- grilled chicken leg quarters
- grilled onion and potato packet
- salad of baby spinach and strawberries
The chicken was easy. I just sprinkled each leg quarter with some Jane's Krazy Salt and freshly ground pepper, then grilled them skin-side down over medium-high heat for five minutes or so to get the skin nicely browned and crisp. After that I flipped them to skin-side-up, turned the grill down to low, and let them cook for another 20 minutes or so. They were tender, juicy and delicious.
The onion and potato packet was likewise easy. I just thinly sliced some onion and some little red-skinned potatoes (because that's what I had; do use a waxy vs. mealy potato, though) and layered them in a piece of heavy-duty foil with some butter, salt and freshly ground pepper. I sealed it all up nice and tight and stuck it on the grill when I turned the chicken. It was done when the chicken was done, and it was SO YUMMY. The onion got all sweet and slightly caramelized, and the potato was nicely tender. Mmmm!
The spinach salad could not have been easier; just dump a bag of pre-washed baby spinach into a bowl and add halved (or quartered or sliced) fresh strawberries. I served it with a bottled raspberry vinaigrette.
I washed everything down with a nice glass of white sangria. Earlier today I combined a bottle of pinot grigio (it's what I had; just use whatever white wine is laying around) with some cognac and a can of peach nectar. Then I sliced in a couple of fresh nectarines and let it all kind of get happy for a couple of hours.
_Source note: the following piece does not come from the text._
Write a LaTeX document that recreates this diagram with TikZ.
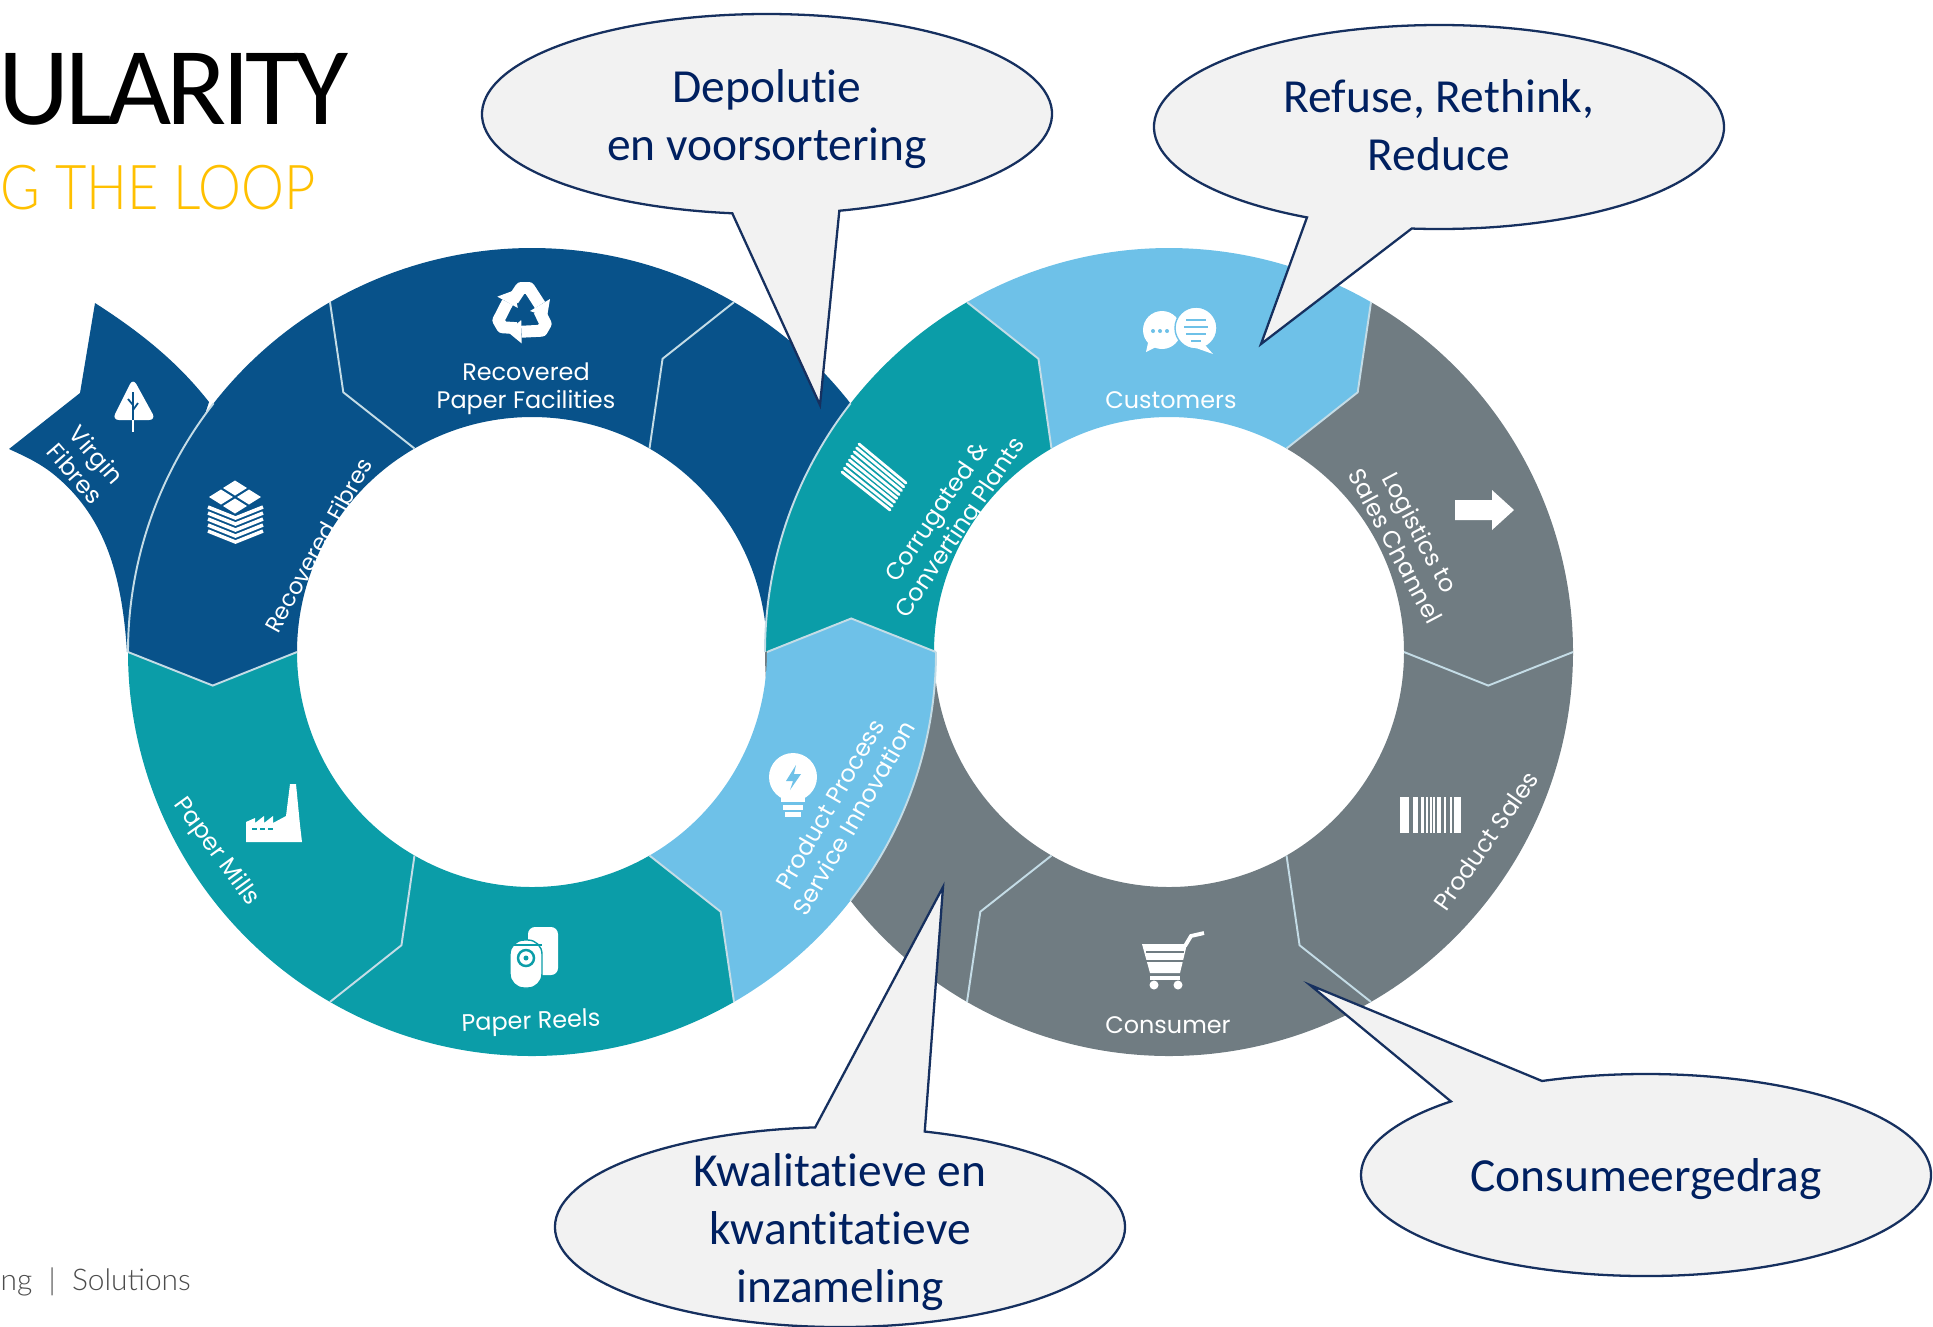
\documentclass[tikz,border=0pt]{standalone}
\usepackage{fontspec}
\setmainfont[Ligatures=NoCommon]{Carlito}
\newfontfamily\ringfont{Poppins}
\newfontfamily\titlefont[LetterSpace=-4.2]{Carlito}
\newfontfamily\lightfont{Lato Light}
\newfontfamily\subtitlefont[FakeStretch=0.875]{Lato Light}
\usetikzlibrary{calc}
\definecolor{ringdark}{HTML}{08528A}
\definecolor{ringteal}{HTML}{0B9DA8}
\definecolor{ringlight}{HTML}{6EC1E8}
\definecolor{ringgrey}{HTML}{707C82}
\definecolor{sepcolor}{HTML}{C4DCE6}
\definecolor{bubbleline}{HTML}{16305F}
\definecolor{bubbletextcol}{HTML}{002060}
\definecolor{loopcolor}{HTML}{FFC000}
\tikzstyle{bubble} = [draw=bubbleline, fill=black!5, line width=0.65pt, line join=miter]
\tikzstyle{bubbletext} = [align=center, text=bubbletextcol, inner sep=0pt, font=\fontsize{13.5}{16.5}\selectfont]
\tikzstyle{ringlabel} = [align=center, text=white, inner sep=0pt, font=\ringfont\fontsize{6.8}{8}\selectfont]
\tikzstyle{sepline} = [draw=sepcolor, line width=0.55pt]
\tikzstyle{icon} = [fill=white, draw=none]
% one part of a ring: centre, angles of its two ends, their kinks, colour
\newcommand{\ringpart}[6]{\fill[#6] ($(#1)+(#2:404)$) arc[start angle=#2,end angle=#3,radius=404] -- ($(#1)+(#5:321)$) -- ($(#1)+(#3:235)$) arc[start angle=#3,end angle=#2,radius=235] -- ($(#1)+(#4:321)$) -- cycle;}
\newcommand{\ringsep}[3]{\draw[sepline] ($(#1)+(#2:404)$) -- ($(#1)+(#3:321)$) -- ($(#1)+(#2:235)$);}
\begin{document}
\begin{tikzpicture}[x=0.01cm,y=0.01cm,yscale=-1]
  \useasboundingbox (0,0) rectangle (1933,1326);
  \coordinate (leftc) at (532,652);
  \coordinate (rightc) at (1169,652);

  \node (title) [anchor=base west, inner sep=0pt, font=\titlefont\fontsize{31.5}{36}\selectfont] at (-2,124) {ULARITY};
  \node (subtitle) [anchor=base west, inner sep=0pt, text=loopcolor, font=\subtitlefont\fontsize{17.6}{22}\selectfont] at (0,209) {G THE LOOP};
  \node (footer) [anchor=base west, inner sep=0pt, text=black!70, font=\lightfont\fontsize{8.5}{10}\selectfont] at (0,1290) {ng\ \ |\ \ Solutions};

  % virgin fibres
  \fill[ringdark] (95,303) .. controls (145,335) and (180,365) .. (209,402) -- (127,652)
    .. controls (122,575) and (105,515) .. (52,473) .. controls (38,462) and (22,455) .. (9,449) -- (80,393) -- cycle;

  % right ring, lower part
  \ringpart{rightc}{300}{360}{306}{366}{ringgrey}
  \ringpart{rightc}{0}{60}{6}{66}{ringgrey}
  \ringpart{rightc}{60}{120}{66}{126}{ringgrey}
  \ringpart{rightc}{120}{180}{126}{186}{ringgrey}
  % left ring
  \ringpart{leftc}{60}{120}{54}{114}{ringteal}
  \ringpart{leftc}{120}{180}{114}{174}{ringteal}
  \ringpart{leftc}{180}{240}{174}{234}{ringdark}
  \ringpart{leftc}{240}{300}{234}{294}{ringdark}
  \ringpart{leftc}{300}{355}{294}{345}{ringdark}
  % right ring over left one at the top, left one over right at the bottom
  \ringpart{rightc}{180}{240}{186}{246}{ringteal}
  \ringpart{rightc}{240}{300}{246}{306}{ringlight}
  \ringpart{leftc}{0}{60}{-6}{54}{ringlight}

  \ringsep{rightc}{0}{6}
  \ringsep{rightc}{60}{66}
  \ringsep{rightc}{120}{126}
  \ringsep{rightc}{240}{246}
  \ringsep{rightc}{300}{306}
  \ringsep{leftc}{0}{-6}
  \ringsep{leftc}{60}{54}
  \ringsep{leftc}{120}{114}
  \ringsep{leftc}{180}{174}
  \ringsep{leftc}{240}{234}
  \ringsep{leftc}{300}{294}
  \draw[sepline] ($(leftc)+(0:404)$) arc[start angle=0,end angle=38,radius=404];
  \draw[sepline] ($(rightc)+(180:404)$) arc[start angle=180,end angle=218,radius=404];
  \draw[sepline] ($(leftc)+(180:404)$) arc[start angle=180,end angle=218,radius=404];

  % ring labels
  \node (virgin) [ringlabel, rotate=-49] at (86,464) {Virgin\\Fibres};
  \node (recfibres) [ringlabel, rotate=61, font=\ringfont\fontsize{6.5}{8}\selectfont] at (318,545) {Recovered Fibres};
  \node (recpaper) [ringlabel, rotate=0] at (526,389) {Recovered\\Paper Facilities};
  \node (corrugated) [ringlabel, rotate=56] at (950,521) {Corrugated \&\\Converting Plants};
  \node (customers) [ringlabel] at (1171,400) {Customers};
  \node (logistics) [ringlabel, rotate=-62] at (1408,539) {Logistics to\\Sales Channel};
  \node (sales) [ringlabel, rotate=55] at (1486,841) {Product Sales};
  \node (consumer) [ringlabel] at (1168,1025) {Consumer};
  \node (innovation) [ringlabel, rotate=60] at (842,811) {Product Process\\Service Innovation};
  \node (reels) [ringlabel, rotate=2] at (531,1023) {Paper Reels};
  \node (mills) [ringlabel, rotate=-54] at (216,852) {Paper Mills};

  % icons
  \fill[icon, rounded corners=2] (133,378) -- (156,420) -- (112,420) -- cycle;
  \draw[ringdark, line width=0.5pt] (133,392) -- (133,420) (133,405) -- (128,399) (133,410) -- (138,403);
  \draw[white, line width=0.8pt] (133,420) -- (133,432);

  \foreach \a in {0,120,240} {
    \begin{scope}[shift={(523,313)}, rotate=\a]
      \draw[white, line width=3.4pt, line join=round] (-10,-13) -- (-2,-25) -- (6,-25) -- (17,-8);
      \fill[icon] (24,4) -- (27,-14) -- (7,-2) -- cycle;
    \end{scope}
  }

  \foreach \x/\y in {235/488,221/497,249/497,235/506}
    \fill[icon] (\x-12,\y) -- (\x,\y-7.5) -- (\x+12,\y) -- (\x,\y+7.5) -- cycle;
  \foreach \y in {507,513,519,525,531}
    \draw[white, line width=1pt] (208,\y) -- (235.5,\y+11) -- (263,\y);

  \coordinate (sheeta) at (859,444);
  \coordinate (sheetb) at (906,483);
  \coordinate (sheetc) at (890,510);
  \coordinate (sheetd) at (842,472);
  \foreach \t in {0,0.14,0.28,0.43,0.57,0.71,0.86,1}
    \draw[white, line width=0.8pt, line cap=round] ($(sheeta)!\t!(sheetd)$) -- ($(sheetb)!\t!(sheetc)$);

  \fill[icon] (1162,330) circle (19);
  \fill[icon] (1148,343) -- (1146,352) -- (1158,346) -- cycle;
  \foreach \x in {1153,1160,1167}
    \fill[ringlight] (\x,331) circle (2);
  \draw[ringlight, fill=white, line width=0.4pt] (1196,328) circle (21);
  \fill[icon] (1205,345) -- (1213,354) -- (1196,348) -- cycle;
  \foreach \y/\w in {320/10,327/12,334/10,341/5}
    \draw[ringlight, line width=0.7pt] (1196-\w,\y) -- (1196+\w,\y);

  \fill[icon] (1455,500) -- (1492,500) -- (1492,490) -- (1514,510) -- (1492,530) -- (1492,520) -- (1455,520) -- cycle;

  \foreach \x/\w in {1400/9,1413/5,1421/3,1426/1.5,1430/1.5,1433/1.5,1437/4,1444/2,1450/1.5,1454/7}
    \fill[icon] (\x,797) rectangle (\x+\w,833);

  \fill[icon] (1142,944) -- (1187,944) -- (1180,973) -- (1150,973) -- cycle;
  \foreach \y in {952,961}
    \draw[ringgrey, line width=0.6pt] (1146,\y) -- (1184,\y);
  \draw[white, line width=1.1pt] (1185,946) -- (1191,936) -- (1204,933);
  \draw[white, line width=1.1pt] (1150,978) -- (1180,978);
  \fill[icon] (1154,985) circle (4.5) (1178,985) circle (4.5);

  \fill[icon, rounded corners=2] (528,927) rectangle (558,975);
  \fill[icon, rounded corners=4, draw=ringteal, line width=0.4pt] (510,940) rectangle (542,988);
  \draw[ringteal, line width=0.5pt] (510,945) -- (542,945);
  \draw[ringteal, fill=white, line width=0.7pt] (526,958) circle (8);
  \fill[ringteal] (526,958) circle (2.5);

  \fill[icon] (290,784) -- (296,784) -- (300,825) -- (302,842) -- (246,842) -- (246,822) -- (255,818) -- (255,823)
    -- (264,816) -- (264,823) -- (273,816) -- (273,823) -- (286,816) -- cycle;
  \foreach \x in {252,260,268}
    \draw[ringteal, line width=0.5pt] (\x,829) -- (\x+5,829);

  \fill[icon] (793,777) circle (24);
  \fill[icon] (781,795) rectangle (805,802);
  \fill[icon] (783,805) rectangle (803,810);
  \fill[icon] (785,812) rectangle (801,817);
  \fill[ringlight] (796,765) -- (786,781) -- (793,781) -- (790,790) -- (801,774) -- (794,774) -- cycle;

  % speech bubbles
  \coordinate (depoc) at (767,114);
  \coordinate (depotip) at (820,405);
  \draw[bubble] (depotip) -- ($(depoc)+(97:285 and 100)$) arc[start angle=97,end angle=435.3,x radius=285,y radius=100] -- cycle;
  \node (depo) [bubbletext] at (767,119) {Depolutie\\en voorsortering};

  \coordinate (refusec) at (1439,127);
  \coordinate (refusetip) at (1261,344);
  \draw[bubble] (refusetip) -- ($(refusec)+(117.6:285 and 102)$) arc[start angle=117.6,end angle=455.5,x radius=285,y radius=102] -- cycle;
  \node (refuse) [bubbletext] at (1439,125) {Refuse, Rethink,\\Reduce};

  \coordinate (kwalc) at (840,1227);
  \coordinate (kwaltip) at (943,887);
  \draw[bubble] (kwaltip) -- ($(kwalc)+(287.3:285 and 100)$) arc[start angle=287.3,end angle=625,x radius=285,y radius=100] -- cycle;
  \node (kwal) [bubbletext] at (840,1232) {Kwalitatieve en\\kwantitatieve\\inzameling};

  \coordinate (gedragc) at (1646,1175);
  \coordinate (gedragtip) at (1310,985);
  \draw[bubble] (gedragtip) -- ($(gedragc)+(248.6:285 and 101)$) arc[start angle=248.6,end angle=586.8,x radius=285,y radius=101] -- cycle;
  \node (gedrag) [bubbletext] at (1646,1179) {Consumeergedrag};
\end{tikzpicture}
\end{document}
To serve, fill a collins glass (that's the tall one) with ice and then pour it about half full of the wine mixture. Scoop out some nectarines and drop those in the glass, add a couple of fresh raspberries, then top it off with club soda (or if you like it sweeter, use a lemon-lime soda). It's kind of like a homemade wine cooler, but NOTHING like that pre-bottled crap you buy in the store. So good, and excellent with grilled chicken!